Judging Judges Judging Cases

I don’t generally pass on pointers to academic articles in the Social Science Research Network database, because there are plenty of others on the web who are doing that. But a recent paper (Guthrie, Chris, Rachlinski , Jeffrey J. and Wistrich, Andrew J., “Blinking on the Bench: How Judges Decide Cases” . Cornell Law Review, Forthcoming Available at SSRN [PDF here]) caught my eye and so I’m mentioning it here.

The authors tested a sample of U.S. trial judges, seeking to find out whether the judges used their intuition (making mistakes) or deliberated (getting things right) when solving problems. Unsurprisingly, perhaps, they found that neither the formalists nor the realists got it right with respect to judicial decision-making, the truth lying somewhere between intuition and deliberation; and they propose a way of helping judges move away from intuition where it leads to error.
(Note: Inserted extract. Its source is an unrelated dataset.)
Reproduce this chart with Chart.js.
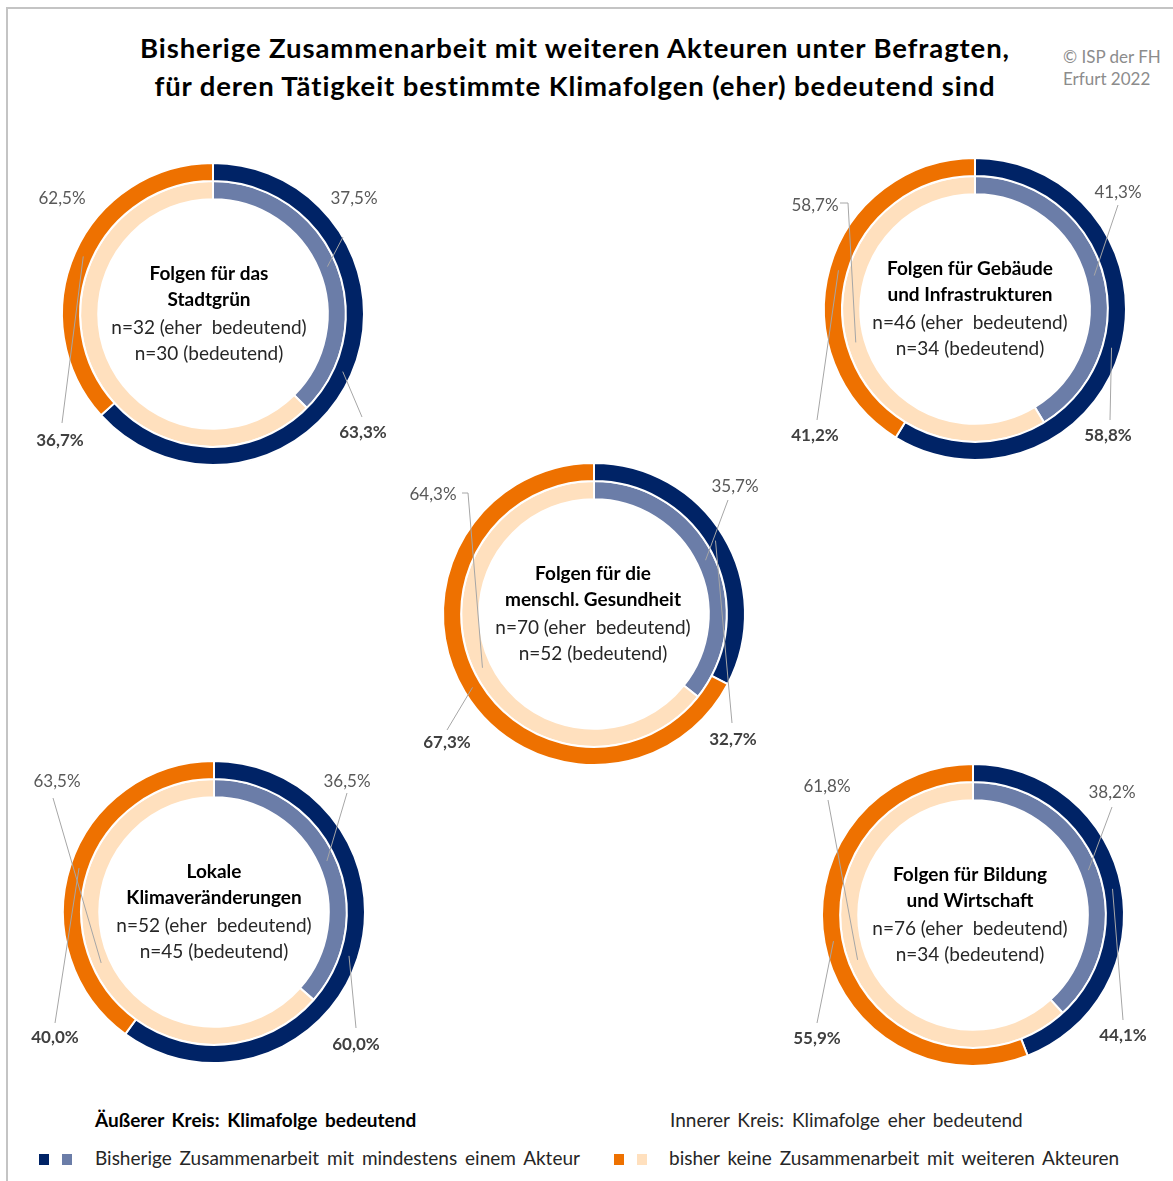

I’d probably want to argue with the authors about the ways in which they divide up the world and the ways in which they position their subjects in one or another region, and, too, about the significance of their findings — these are the typical responses of one academic to another. What interested me, and what might catch your attention in the piece, are the the various thinking fallacies that judges, and we, are caught in unless we’re very very careful. (I’ve posted before about these cognitive biases. Not sure I’d class them as intuitions.) There’s useful stuff here for trial lawyers, I’d guess — stuff that they might intuitively know already, but that they’d enjoy learning deliberately perhaps.


  1. Another interesting paper dealing with aspects of the US judicial decision-making process – why US federal court trial judges produce formal, written, opinions when they’re not obliged to – is also on SSRN, is

    Hoffman, David A., Izenman, Alan and Lidicker, Jeffrey, “Docketology, District Courts, and Doctrine” . Washington University Law Review, Vol. 85, 2008

    The SSRN is here

    I suspect it’ll help reading the two papers together, and Canadian lawyers should keep in mind that US federal court trial judges, generally, do not have the obligation to write opinions adequately explaining every decision they make, even if adequate is only two lines.